SHORT EXERCISE:
Using the data beneath, show every line that includes the word "React".

## Begin

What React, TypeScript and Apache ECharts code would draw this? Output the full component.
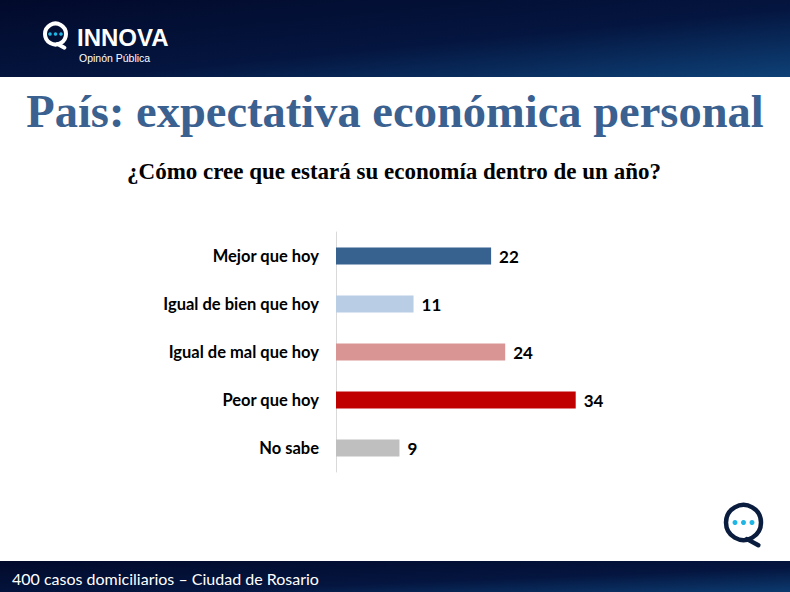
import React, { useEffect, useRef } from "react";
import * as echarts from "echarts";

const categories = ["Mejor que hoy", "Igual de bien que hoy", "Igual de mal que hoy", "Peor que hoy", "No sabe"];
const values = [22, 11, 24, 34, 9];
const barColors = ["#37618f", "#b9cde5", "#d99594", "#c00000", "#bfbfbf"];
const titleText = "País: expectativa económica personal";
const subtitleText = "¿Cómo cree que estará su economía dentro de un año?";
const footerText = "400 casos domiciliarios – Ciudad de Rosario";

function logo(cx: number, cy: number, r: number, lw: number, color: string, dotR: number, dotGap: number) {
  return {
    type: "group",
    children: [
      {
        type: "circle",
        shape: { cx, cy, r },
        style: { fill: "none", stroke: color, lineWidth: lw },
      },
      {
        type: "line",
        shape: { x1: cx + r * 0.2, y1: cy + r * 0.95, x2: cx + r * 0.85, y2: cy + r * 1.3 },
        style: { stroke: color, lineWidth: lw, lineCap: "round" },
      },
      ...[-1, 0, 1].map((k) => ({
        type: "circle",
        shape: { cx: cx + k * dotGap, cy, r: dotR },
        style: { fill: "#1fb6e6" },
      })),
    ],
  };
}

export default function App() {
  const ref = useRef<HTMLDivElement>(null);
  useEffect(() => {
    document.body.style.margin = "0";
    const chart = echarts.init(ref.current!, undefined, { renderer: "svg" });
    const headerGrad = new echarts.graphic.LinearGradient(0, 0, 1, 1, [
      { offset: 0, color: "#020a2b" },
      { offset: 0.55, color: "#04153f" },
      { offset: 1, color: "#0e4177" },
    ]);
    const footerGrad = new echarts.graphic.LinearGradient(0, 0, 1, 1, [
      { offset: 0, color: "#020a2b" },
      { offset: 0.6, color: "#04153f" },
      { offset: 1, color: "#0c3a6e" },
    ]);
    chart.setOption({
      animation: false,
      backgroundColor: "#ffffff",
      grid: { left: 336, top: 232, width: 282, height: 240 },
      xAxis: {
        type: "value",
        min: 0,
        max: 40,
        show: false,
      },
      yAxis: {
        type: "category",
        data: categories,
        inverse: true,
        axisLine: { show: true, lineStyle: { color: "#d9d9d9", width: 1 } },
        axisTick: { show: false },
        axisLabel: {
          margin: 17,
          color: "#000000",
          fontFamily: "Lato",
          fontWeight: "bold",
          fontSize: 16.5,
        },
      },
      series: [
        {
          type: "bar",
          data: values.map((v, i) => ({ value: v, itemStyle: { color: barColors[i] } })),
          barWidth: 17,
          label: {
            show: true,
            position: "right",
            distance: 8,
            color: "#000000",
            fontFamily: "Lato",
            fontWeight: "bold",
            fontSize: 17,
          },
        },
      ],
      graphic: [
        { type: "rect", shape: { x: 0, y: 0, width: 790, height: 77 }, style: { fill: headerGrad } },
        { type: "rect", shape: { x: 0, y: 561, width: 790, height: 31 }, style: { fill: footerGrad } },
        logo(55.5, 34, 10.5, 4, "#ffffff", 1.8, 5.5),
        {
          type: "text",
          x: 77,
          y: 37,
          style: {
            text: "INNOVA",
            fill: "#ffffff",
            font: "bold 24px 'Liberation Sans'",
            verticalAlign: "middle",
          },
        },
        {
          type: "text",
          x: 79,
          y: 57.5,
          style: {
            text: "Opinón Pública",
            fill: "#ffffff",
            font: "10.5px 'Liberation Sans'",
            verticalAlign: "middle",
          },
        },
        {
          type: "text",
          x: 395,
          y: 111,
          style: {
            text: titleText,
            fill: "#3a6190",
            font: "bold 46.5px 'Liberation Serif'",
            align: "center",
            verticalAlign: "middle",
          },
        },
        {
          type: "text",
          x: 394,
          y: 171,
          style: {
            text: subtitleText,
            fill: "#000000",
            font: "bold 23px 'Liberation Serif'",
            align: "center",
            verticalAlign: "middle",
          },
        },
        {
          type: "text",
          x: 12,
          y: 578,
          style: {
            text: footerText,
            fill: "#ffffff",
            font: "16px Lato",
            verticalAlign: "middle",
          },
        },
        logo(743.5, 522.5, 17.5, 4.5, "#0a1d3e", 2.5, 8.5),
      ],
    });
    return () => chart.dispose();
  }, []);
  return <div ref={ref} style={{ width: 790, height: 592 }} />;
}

## End

CORRECT ANSWER:
What React, TypeScript and Apache ECharts code would draw this? Output the full component.
import React, { useEffect, useRef } from "react";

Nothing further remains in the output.